At Mark Logic, we're trying to change all that in three ways:
  • By delivering a forgiving XML system that accepts content in a rather ragged form, enabling you to ingest XML immediately and begin delivering value against it.
  • By evangelizing a lazy XML enrichment and migration approach that delivers business value faster than big-bang approaches.
With Mark Logic, the question is not "how much slower do I have to go than an RDBMS and get the benefits of XML," it's typically "how much faster does it go than an RDBMS and still deliver the benefits of XML?"

In customer benchmarks, we've see out-performance of 10:1 as common and outperformance of an RDBMS by 100:1 is certainly not unheard-of. Ask our customers and partners: MarkLogic is fast.

The article continues (bolding mine):
Luckily, technologies are evolving that can help with XML bloat.
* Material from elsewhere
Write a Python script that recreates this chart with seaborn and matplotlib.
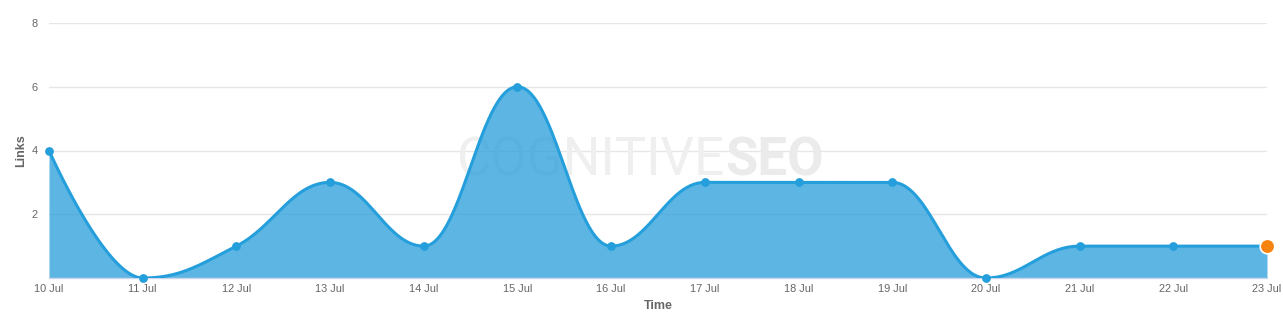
import numpy as np
import pandas as pd
import matplotlib
matplotlib.use("Agg")
import matplotlib.pyplot as plt
import seaborn as sns

dates = ["10 Jul", "11 Jul", "12 Jul", "13 Jul", "14 Jul", "15 Jul", "16 Jul",
         "17 Jul", "18 Jul", "19 Jul", "20 Jul", "21 Jul", "22 Jul", "23 Jul"]
links = [4, 0, 1, 3, 1, 6, 1, 3, 3, 3, 0, 1, 1, 1]
y_ticks = [2, 4, 6, 8]

LINE = "#259fdb"
FILL = "#279ddb"
ORANGE = "#f7830f"


def spline_controls(xs, ys, smoothing=1.5):
    """Highcharts-style spline control points."""
    n = len(xs)
    denom = smoothing + 1
    left = [None] * n
    right = [None] * n
    for i in range(1, n - 1):
        px, py = xs[i], ys[i]
        lx, ly = xs[i - 1], ys[i - 1]
        nx, ny = xs[i + 1], ys[i + 1]
        lcx = (smoothing * px + lx) / denom
        lcy = (smoothing * py + ly) / denom
        rcx = (smoothing * px + nx) / denom
        rcy = (smoothing * py + ny) / denom
        corr = 0.0
        if rcx != lcx:
            corr = (rcy - lcy) * (rcx - px) / (rcx - lcx) + py - rcy
        lcy += corr
        rcy += corr
        if lcy > ly and lcy > py:
            lcy = max(ly, py)
            rcy = 2 * py - lcy
        elif lcy < ly and lcy < py:
            lcy = min(ly, py)
            rcy = 2 * py - lcy
        if rcy > ny and rcy > py:
            rcy = max(ny, py)
            lcy = 2 * py - rcy
        elif rcy < ny and rcy < py:
            rcy = min(ny, py)
            lcy = 2 * py - rcy
        left[i] = (lcx, lcy)
        right[i] = (rcx, rcy)
    cx, cy = [xs[0]], [ys[0]]
    t = np.linspace(0, 1, 60)[1:]
    for i in range(1, n):
        p0 = np.array([xs[i - 1], ys[i - 1]], float)
        p1 = np.array(right[i - 1] if right[i - 1] else p0, float)
        p3 = np.array([xs[i], ys[i]], float)
        p2 = np.array(left[i] if left[i] else p3, float)
        pts = ((1 - t) ** 3)[:, None] * p0 + (3 * (1 - t) ** 2 * t)[:, None] * p1 \
            + (3 * (1 - t) * t ** 2)[:, None] * p2 + (t ** 3)[:, None] * p3
        cx.extend(pts[:, 0])
        cy.extend(pts[:, 1])
    return np.array(cx), np.array(cy)


sns.set_style("white")
plt.rcParams["font.family"] = ["Liberation Sans", "DejaVu Sans"]

fig = plt.figure(figsize=(12.83, 3.21), dpi=100)
ax = fig.add_axes([49 / 1283, 43 / 321, (1267 - 49) / 1283, (278 - 23) / 321])

xpos = np.arange(len(dates))
df = pd.DataFrame({"x": xpos, "Links": links, "date": dates})

# watermark (behind the semi-transparent area)
ax.text(0.555, 0.46, "COGNITIVE", transform=ax.transAxes, ha="right", va="center",
        fontsize=38, color="#efefef", fontweight="normal", zorder=1,
        family=["Roboto", "DejaVu Sans"])
ax.text(0.555, 0.46, "SEO", transform=ax.transAxes, ha="left", va="center",
        fontsize=38, color="#ebebeb", fontweight="bold", zorder=1,
        family=["Roboto", "DejaVu Sans"])

cx, cy = spline_controls(list(xpos), list(links))
ax.fill_between(cx, 0, cy, color=FILL, alpha=0.75, linewidth=0, zorder=2)
sns.lineplot(x=cx, y=cy, ax=ax, color=LINE, linewidth=2.2, zorder=3, sort=False)
sns.scatterplot(data=df.iloc[:-1], x="x", y="Links", ax=ax, color=LINE, s=40,
                linewidth=0, zorder=4, clip_on=False)
sns.scatterplot(data=df.iloc[-1:], x="x", y="Links", ax=ax, color=ORANGE, s=110,
                edgecolor="white", linewidth=1.2, zorder=5, clip_on=False)

ax.set_xlim(0, len(dates) - 1)
ax.set_ylim(0, 8)
ax.set_yticks(y_ticks)
ax.set_yticklabels([str(v) for v in y_ticks])
ax.set_xticks(xpos)
ax.set_xticklabels(dates)
ax.grid(axis="y", color="#e6e6e6", linewidth=1)
ax.set_axisbelow(True)
for s in ["top", "right", "left"]:
    ax.spines[s].set_visible(False)
ax.spines["bottom"].set_color("#ccd6eb")
ax.spines["bottom"].set_linewidth(1)
ax.tick_params(axis="x", length=3.6, color="#ccd6eb", width=1, pad=1,
               labelsize=7.9, labelcolor="#666666", direction="out")
ax.tick_params(axis="y", length=0, pad=8, labelsize=7.9, labelcolor="#666666")
ax.set_xlabel("Time", fontsize=9, color="#666666", fontweight="bold", labelpad=4)
ax.set_ylabel("Links", fontsize=9, color="#666666", fontweight="bold", labelpad=3)

fig.savefig("out.png", dpi=100)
First is the evolution of platform-based XML solutions that offer a single system to author, tag, store and manage XML files. They also allow developers to set the policies for dynamic XML integration into other documents or applications. Mark Logic is one of the best-known purveyors of such solutions,
...
A lot of XML bloat perception comes from the idea that you're inserting tags into ASCII files and those files increase by the size of the tags which, at times, appear material relative to the size of the content.

As a trivial example, if you have an XML element is named publication-author, with value (i.e., the author's name) "Joe," then you have added 41 characters of "overhead" (begin and end tags) to the underlying data of 3 characters. And, if Joe has authored 1,000 documents in the collection, you'd argue that you've added 41,000 characters of overhead for 3,000 characters of data. And you'd see precisely that if you looked at an ASCII serialization of the XML.
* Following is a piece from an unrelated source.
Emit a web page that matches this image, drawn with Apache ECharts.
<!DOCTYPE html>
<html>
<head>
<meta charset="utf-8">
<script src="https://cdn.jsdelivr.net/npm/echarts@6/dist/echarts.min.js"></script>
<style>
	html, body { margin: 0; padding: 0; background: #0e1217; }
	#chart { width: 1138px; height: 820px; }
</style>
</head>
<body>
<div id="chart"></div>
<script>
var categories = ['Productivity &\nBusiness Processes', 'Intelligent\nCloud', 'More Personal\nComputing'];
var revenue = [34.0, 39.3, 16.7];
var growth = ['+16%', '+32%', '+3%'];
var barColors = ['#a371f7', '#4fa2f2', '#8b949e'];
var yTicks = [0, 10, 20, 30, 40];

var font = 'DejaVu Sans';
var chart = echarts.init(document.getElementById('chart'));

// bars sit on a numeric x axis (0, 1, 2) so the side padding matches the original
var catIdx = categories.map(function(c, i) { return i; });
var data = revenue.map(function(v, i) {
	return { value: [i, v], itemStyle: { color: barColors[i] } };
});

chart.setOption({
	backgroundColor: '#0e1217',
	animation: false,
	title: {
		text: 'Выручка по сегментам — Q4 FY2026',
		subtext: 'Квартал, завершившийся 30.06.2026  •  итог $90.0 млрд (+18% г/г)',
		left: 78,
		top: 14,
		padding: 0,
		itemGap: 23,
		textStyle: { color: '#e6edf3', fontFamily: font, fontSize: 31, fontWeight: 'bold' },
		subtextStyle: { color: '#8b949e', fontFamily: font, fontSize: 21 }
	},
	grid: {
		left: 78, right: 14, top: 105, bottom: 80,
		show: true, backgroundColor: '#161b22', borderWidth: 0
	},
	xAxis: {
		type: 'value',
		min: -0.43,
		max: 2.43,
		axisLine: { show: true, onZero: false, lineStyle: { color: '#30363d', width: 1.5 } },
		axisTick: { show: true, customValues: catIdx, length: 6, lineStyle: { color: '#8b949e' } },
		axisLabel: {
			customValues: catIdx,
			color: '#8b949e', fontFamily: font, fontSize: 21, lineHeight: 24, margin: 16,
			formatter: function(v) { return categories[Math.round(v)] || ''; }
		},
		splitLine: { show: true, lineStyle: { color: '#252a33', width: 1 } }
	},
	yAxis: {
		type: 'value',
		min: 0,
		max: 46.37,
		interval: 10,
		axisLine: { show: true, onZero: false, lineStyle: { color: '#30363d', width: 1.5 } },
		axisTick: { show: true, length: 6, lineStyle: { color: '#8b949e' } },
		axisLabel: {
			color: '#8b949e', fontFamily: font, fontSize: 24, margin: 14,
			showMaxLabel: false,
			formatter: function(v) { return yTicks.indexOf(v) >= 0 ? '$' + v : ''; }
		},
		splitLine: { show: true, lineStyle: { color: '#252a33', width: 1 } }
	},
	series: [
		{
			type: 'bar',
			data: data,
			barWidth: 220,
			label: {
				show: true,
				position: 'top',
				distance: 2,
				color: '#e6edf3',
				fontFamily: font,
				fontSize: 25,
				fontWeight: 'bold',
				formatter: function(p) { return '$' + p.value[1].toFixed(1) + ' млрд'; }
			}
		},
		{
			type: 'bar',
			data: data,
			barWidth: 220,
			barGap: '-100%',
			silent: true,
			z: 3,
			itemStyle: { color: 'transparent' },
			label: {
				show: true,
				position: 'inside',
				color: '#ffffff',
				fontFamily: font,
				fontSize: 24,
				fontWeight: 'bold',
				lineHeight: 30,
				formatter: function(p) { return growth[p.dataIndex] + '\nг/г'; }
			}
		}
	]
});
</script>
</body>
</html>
But good XML systems don't store XML that way. XML is naturally tree-structured and XML documents are stored as trees. What's more, the element names (i.e., the tags) are typically hashed. So the 20-character "publication-author" element name get hashed to 64 bits once and every time the tag appears in the corpus only the hash-value is stored. So it's not 41K of overhead to 3K of content in the preceding example, it's more 2K to 3K.
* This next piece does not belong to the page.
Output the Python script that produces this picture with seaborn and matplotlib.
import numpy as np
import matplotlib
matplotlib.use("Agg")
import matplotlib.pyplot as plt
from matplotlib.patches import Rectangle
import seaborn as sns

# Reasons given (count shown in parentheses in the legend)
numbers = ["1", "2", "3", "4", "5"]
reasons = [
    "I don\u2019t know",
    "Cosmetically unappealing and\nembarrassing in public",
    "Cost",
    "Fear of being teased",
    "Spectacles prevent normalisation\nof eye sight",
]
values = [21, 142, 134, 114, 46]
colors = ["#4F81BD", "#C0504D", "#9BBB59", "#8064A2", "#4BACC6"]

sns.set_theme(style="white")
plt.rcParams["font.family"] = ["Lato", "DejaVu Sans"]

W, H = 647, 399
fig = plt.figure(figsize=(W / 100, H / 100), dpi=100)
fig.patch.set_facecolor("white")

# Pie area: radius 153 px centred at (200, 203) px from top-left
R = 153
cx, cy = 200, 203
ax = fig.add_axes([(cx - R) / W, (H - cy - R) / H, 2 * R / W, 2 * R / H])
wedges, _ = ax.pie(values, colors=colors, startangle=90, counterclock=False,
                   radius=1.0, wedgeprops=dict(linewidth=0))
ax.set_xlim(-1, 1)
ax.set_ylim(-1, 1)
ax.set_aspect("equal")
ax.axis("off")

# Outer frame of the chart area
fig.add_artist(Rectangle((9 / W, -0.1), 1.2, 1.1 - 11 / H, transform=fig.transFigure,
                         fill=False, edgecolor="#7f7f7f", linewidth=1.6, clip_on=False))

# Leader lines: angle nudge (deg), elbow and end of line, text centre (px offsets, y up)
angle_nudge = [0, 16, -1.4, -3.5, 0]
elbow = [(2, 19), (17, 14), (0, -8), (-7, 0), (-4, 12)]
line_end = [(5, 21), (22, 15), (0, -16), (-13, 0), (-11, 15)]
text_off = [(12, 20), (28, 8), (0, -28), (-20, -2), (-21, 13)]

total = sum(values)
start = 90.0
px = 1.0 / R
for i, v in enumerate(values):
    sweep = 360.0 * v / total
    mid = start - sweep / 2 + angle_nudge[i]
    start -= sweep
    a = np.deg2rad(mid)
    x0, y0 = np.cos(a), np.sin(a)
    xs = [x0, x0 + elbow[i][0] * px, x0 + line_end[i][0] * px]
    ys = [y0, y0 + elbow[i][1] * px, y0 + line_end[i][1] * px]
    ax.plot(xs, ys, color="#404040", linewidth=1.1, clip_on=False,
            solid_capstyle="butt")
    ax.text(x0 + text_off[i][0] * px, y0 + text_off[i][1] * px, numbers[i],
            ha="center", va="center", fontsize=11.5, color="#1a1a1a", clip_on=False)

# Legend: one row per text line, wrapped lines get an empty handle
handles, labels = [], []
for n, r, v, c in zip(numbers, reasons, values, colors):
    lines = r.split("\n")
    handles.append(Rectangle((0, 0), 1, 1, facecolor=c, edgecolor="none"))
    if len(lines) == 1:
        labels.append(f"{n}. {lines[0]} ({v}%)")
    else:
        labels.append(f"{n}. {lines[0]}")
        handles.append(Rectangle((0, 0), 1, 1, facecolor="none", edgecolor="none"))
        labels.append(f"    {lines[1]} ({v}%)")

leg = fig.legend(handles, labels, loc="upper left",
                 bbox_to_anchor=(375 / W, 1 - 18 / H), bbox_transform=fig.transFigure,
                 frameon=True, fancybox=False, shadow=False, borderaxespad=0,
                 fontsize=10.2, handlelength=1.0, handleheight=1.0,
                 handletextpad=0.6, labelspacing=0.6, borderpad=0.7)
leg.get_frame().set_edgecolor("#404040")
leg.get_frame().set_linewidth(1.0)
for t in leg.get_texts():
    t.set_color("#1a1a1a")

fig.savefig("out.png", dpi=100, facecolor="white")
In fact, by Mark Logic rules of thumb, the picture often looks like:
  • 1MB of text source content, which becomes
  • 3MB of XML, which becomes
  • 300K of compressed XML in MarkLogic, which becomes
  • 1MB of compressed XML + indexes in MarkLogic
Simply put, it's often the case that the content blows up a bit in XML only to be compressed to 1/10th its size, only to be re-inflated through indexing back to its original size.

Now this certainly isn't true every time. Sometimes content + indexes ends up 2-5x the original size. But critics should remember: (1) you then have rich XML tags that enable you to do something with the content and (2) you then have indexes so you do it, fast. (Often the counter-arguments make it sound like nothing is gained for the size increase.)

Finally, I'd add two points:
  • With magnetic disk storage well less than $1/gigabyte (e.g., this drive) for consumer applications and maybe $10/gigabyte in a mid-range SAN .... to put it bluntly ... should you care? Despite our (potentially advancing) age and attitudes about storage costs, we should not conserve storage for conservation's sake, but instead optimize our computing investment so as to maximize overall return paying heed to the relative costs of subsystems and to value of functionality enabled by them.
  • Your XML can be as big or rich as you want it to be. And with MarkLogic, you can change that richness over time. Our presumption is that you are adding elements because you want to use them to deliver business value so technically speaking, there should be no "wasted elements" -- i.e., elements that merely inflate size and deliver no value. That is, if you're paying attention and following a lazy XML approach, then your XML should be no richer than the functionality required by your appliactions, and ergo -- by definition -- there is no waste or bloat.
Basically, if your content gets bigger, it's simply because you wanted to do more things with it.